• **WORK TO DO**
Copy out all the lines where "this" shows up.

• **SOURCE RECORDS**
- - - - - - -

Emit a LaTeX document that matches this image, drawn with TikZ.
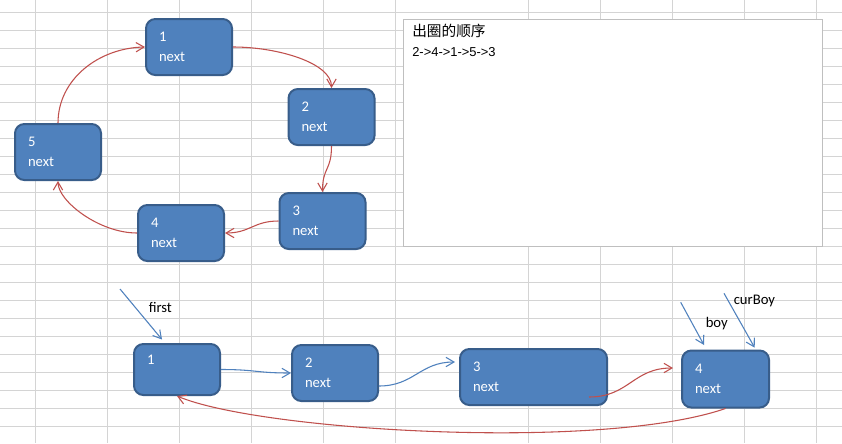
\documentclass[tikz,border=0pt]{standalone}
\usepackage{fontspec}
\setmainfont{Carlito}
\newfontfamily\cjk{Noto Sans CJK SC}
\newfontfamily\arialf{Liberation Sans}
\usetikzlibrary{arrows.meta,calc}
\definecolor{nodefill}{HTML}{4F81BD}
\definecolor{nodeline}{HTML}{385D8A}
\definecolor{redline}{HTML}{C0504D}
\definecolor{blueline}{HTML}{4F81BD}
\definecolor{gridc}{HTML}{D4D4D4}
\definecolor{boxline}{HTML}{BFBFBF}
\begin{document}
\begin{tikzpicture}[x=0.75pt,y=-0.75pt,
  gridline/.style={gridc, line width=0.75pt},
  box/.style={draw=nodeline, fill=nodefill, line width=1.5pt, rounded corners=7pt,
    text=white, align=left, inner xsep=9.75pt, inner ysep=0pt,
    font=\fontsize{11}{15}\selectfont, minimum height=42pt, text width=45pt},
  redarrow/.style={redline, line width=0.8pt, -{Straight Barb[length=6pt,width=7pt]}},
  bluearrow/.style={blueline, line width=0.8pt, -{Straight Barb[length=6pt,width=7pt]}},
  lbl/.style={font=\fontsize{11}{13}\selectfont, inner sep=0pt, anchor=west, text=black}
]
\useasboundingbox (0,0) rectangle (842,443);
\fill[white] (0,0) rectangle (842,443);
% spreadsheet grid
\foreach \x in {35.5,107.5,179.5,251.5,323.5,395.5,528.5,600.5,672.5,744.5,816.5}
  \draw[gridline] (\x,0) -- (\x,443);
\foreach \k in {0,...,23}
  \draw[gridline] (0,{12.5+18*\k}) -- (842,{12.5+18*\k});
% text box
\node[draw=boxline, fill=white, line width=0.75pt, anchor=north west, inner sep=0pt,
  minimum width=314.25pt, minimum height=170.25pt] (tb) at (402.5,18.5) {};
\node[lbl, font=\cjk\fontsize{11}{13}\selectfont] (title) at (412,31) {出圈的顺序};
\node[lbl, font=\arialf\fontsize{9.7}{12}\selectfont] (order) at (412,52) {2->4->1->5->3};
% ring
\node[box] (t1) at (189,47) {1\\next};
\node[box] (t2) at (331.5,117) {2\\next};
\node[box] (t3) at (322.5,221) {3\\next};
\node[box] (t4) at (181,233) {4\\next};
\node[box] (t5) at (58,152) {5\\next};
\draw[redarrow] (t1.east) .. controls +(45,0) and +(0,-25) .. (t2.north);
\draw[redarrow] (t2.south) .. controls +(0,25) and +(0,-25) .. (t3.north);
\draw[redarrow] (t3.west) .. controls +(-25,0) and +(25,0) .. (t4.east);
\draw[redarrow] (t4.west) .. controls +(-38,0) and +(0,20) .. (t5.south);
\draw[redarrow] (t5.north) .. controls +(0,-44) and +(-46,1) .. (t1.west);
% list
\node[box, minimum height=38.25pt] (b1) at (177,369.5) {1\\\phantom{next}};
\node[box] (b2) at (335,373) {2\\next};
\node[box, text width=90.75pt] (b3) at (533.5,377) {3\\next};
\node[box, text width=45.75pt, minimum height=42.75pt] (b4) at (725.5,379) {4\\next};
\draw[bluearrow] (b1.east) .. controls +(35,0) and +(-35,0) .. (b2.west);
\draw[bluearrow] ($(b2.east)+(0,13)$) .. controls +(35,0) and +(-35,0) .. ($(b3.west)+(-4,-15)$);
\draw[redarrow] ($(b3.south east)+(-19,-9)$) .. controls +(40,0) and +(-40,0) .. ($(b4.west)+(-8,-11)$);
\draw[redarrow] (b4.south) .. controls +(-125,43) and +(83,35) .. (b1.south);
% pointers
\coordinate (firstS) at (120,289);
\coordinate (firstE) at (162,339.5);
\coordinate (boyS) at (680.7,302.3);
\coordinate (boyE) at (704,345);
\coordinate (cbS) at (724,293.3);
\coordinate (cbE) at (754.7,347.7);
\draw[bluearrow] (firstS) -- (firstE);
\draw[bluearrow] (boyS) -- (boyE);
\draw[bluearrow] (cbS) -- (cbE);
\node[lbl] (firstlbl) at (148.5,307) {first};
\node[lbl] (boylbl) at (705.5,324) {boy};
\node[lbl] (cblbl) at (733.5,301) {curBoy};
\end{tikzpicture}
\end{document}
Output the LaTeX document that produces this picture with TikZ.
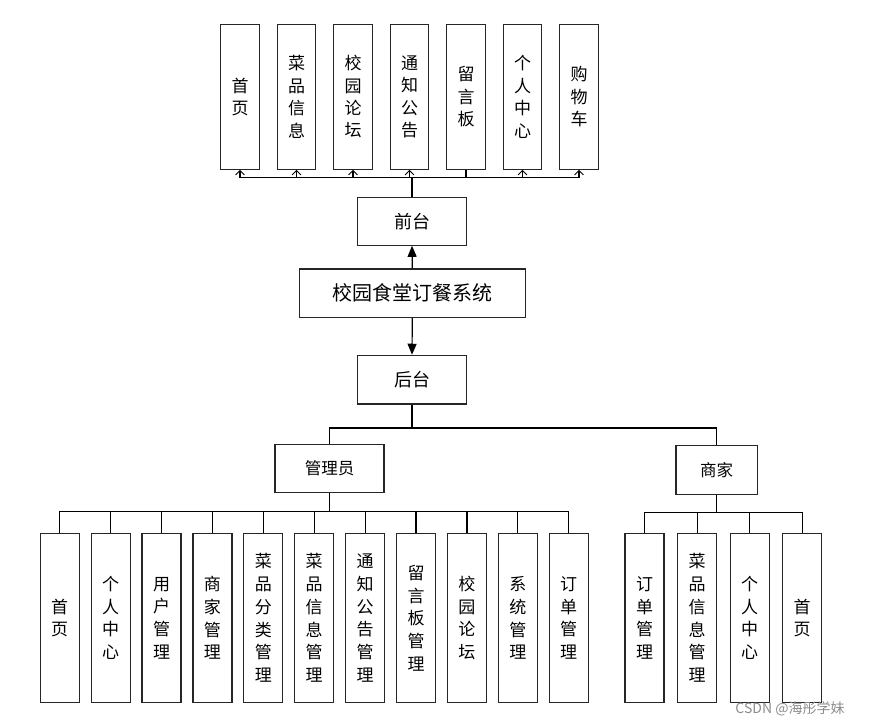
\documentclass[tikz,border=0pt]{standalone}
\usepackage{fontspec}
\setmainfont{Noto Sans CJK SC}
\usetikzlibrary{arrows.meta}
\begin{document}
\begin{tikzpicture}
[x=1pt,y=-1pt,line width=1.2pt,
 box/.style={draw=black!85,fill=white,inner sep=0pt,align=center},
 tbox/.style={box,minimum width=38.7pt,minimum height=145pt,font=\fontsize{17}{22.4}\selectfont},
 bbox/.style={box,minimum width=39pt,minimum height=169.4pt,font=\fontsize{17}{22.7}\selectfont},
 tip/.style={-{Straight Barb[length=4.5pt,width=9pt,line width=0.8pt]}}]
\useasboundingbox (0,0) rectangle (873,727);
% front end
\node [tbox] (t1) at (240,96.8) {首\\页};
\node [tbox] (t2) at (296.5,96.8) {菜\\品\\信\\息};
\node [tbox] (t3) at (353,96.8) {校\\园\\论\\坛};
\node [tbox] (t4) at (409.5,96.8) {通\\知\\公\\告};
\node [tbox] (t5) at (466,96.8) {留\\言\\板};
\node [tbox] (t6) at (522.5,96.8) {个\\人\\中\\心};
\node [tbox] (t7) at (579,96.8) {购\\物\\车};
\node [box,minimum width=109pt,minimum height=48pt,font=\fontsize{18}{20}\selectfont] (qt) at (412,221.2) {前台};
\node [box,minimum width=226pt,minimum height=48.3pt,font=\fontsize{20}{22}\selectfont] (sys) at (412.3,293.2) {校园食堂订餐系统};
\node [box,minimum width=109.4pt,minimum height=48.7pt,font=\fontsize{18}{20}\selectfont] (ht) at (412,379.7) {后台};
\node [box,minimum width=109pt,minimum height=48.4pt,font=\fontsize{16.5}{20}\selectfont] (gly) at (329.5,468.5) {管理员};
\node [box,minimum width=81.3pt,minimum height=48.6pt,font=\fontsize{16.5}{20}\selectfont] (sj) at (716.7,470) {商家};
% admin
\node [bbox] (a1) at (59.7,618) {首\\页};
\node [bbox] (a2) at (110.6,618) {个\\人\\中\\心};
\node [bbox] (a3) at (161.5,618) {用\\户\\管\\理};
\node [bbox] (a4) at (212.4,618) {商\\家\\管\\理};
\node [bbox] (a5) at (263.3,618) {菜\\品\\分\\类\\管\\理};
\node [bbox] (a6) at (314.2,618) {菜\\品\\信\\息\\管\\理};
\node [bbox] (a7) at (365.1,618) {通\\知\\公\\告\\管\\理};
\node [bbox] (a8) at (416,618) {留\\言\\板\\管\\理};
\node [bbox] (a9) at (466.9,618) {校\\园\\论\\坛};
\node [bbox] (a10) at (517.8,618) {系\\统\\管\\理};
\node [bbox] (a11) at (568.7,618) {订\\单\\管\\理};
% merchant
\node [bbox] (m1) at (644.5,618) {订\\单\\管\\理};
\node [bbox] (m2) at (697.1,618) {菜\\品\\信\\息\\管\\理};
\node [bbox] (m3) at (749.6,618) {个\\人\\中\\心};
\node [bbox] (m4) at (802.2,618) {首\\页};
\node [text=black!45,font=\fontsize{14}{16}\selectfont] (wm) at (790,709) {CSDN @海彤学妹};
\draw [tip] (qt.north) -- ++(0,-19) -| (t1.south);
\draw [tip] (qt.north) -- ++(0,-19) -| (t2.south);
\draw [tip] (qt.north) -- ++(0,-19) -| (t3.south);
\draw [tip] (qt.north) -- ++(0,-19) -| (t4.south);
\draw (qt.north) -- ++(0,-19) -| (t5.south);
\draw [tip] (qt.north) -- ++(0,-19) -| (t6.south);
\draw [tip] (qt.north) -- ++(0,-19) -| (t7.south);
\draw [-{Triangle[length=11pt,width=9pt]}] (sys.north) -- (qt.south);
\draw [-{Triangle[length=11pt,width=9pt]}] (sys.south) -- (ht.north);
\draw (ht.south) -- ++(0,23.3) -| (gly.north);
\draw (ht.south) -- ++(0,23.3) -| (sj.north);
\draw (gly.south) -- ++(0,18.3) -| (a1.north);
\draw (gly.south) -- ++(0,18.3) -| (a2.north);
\draw (gly.south) -- ++(0,18.3) -| (a3.north);
\draw (gly.south) -- ++(0,18.3) -| (a4.north);
\draw (gly.south) -- ++(0,18.3) -| (a5.north);
\draw (gly.south) -- ++(0,18.3) -| (a6.north);
\draw (gly.south) -- ++(0,18.3) -| (a7.north);
\draw (gly.south) -- ++(0,18.3) -| (a8.north);
\draw (gly.south) -- ++(0,18.3) -| (a9.north);
\draw (gly.south) -- ++(0,18.3) -| (a10.north);
\draw (gly.south) -- ++(0,18.3) -| (a11.north);
\draw (sj.south) -- ++(0,17.9) -| (m1.north);
\draw (sj.south) -- ++(0,17.9) -| (m2.north);
\draw (sj.south) -- ++(0,17.9) -| (m3.north);
\draw (sj.south) -- ++(0,17.9) -| (m4.north);
\end{tikzpicture}
\end{document}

- - - - - - -

• **EXERCISE RESULT**
Emit a LaTeX document that matches this image, drawn with TikZ.
Output the LaTeX document that produces this picture with TikZ.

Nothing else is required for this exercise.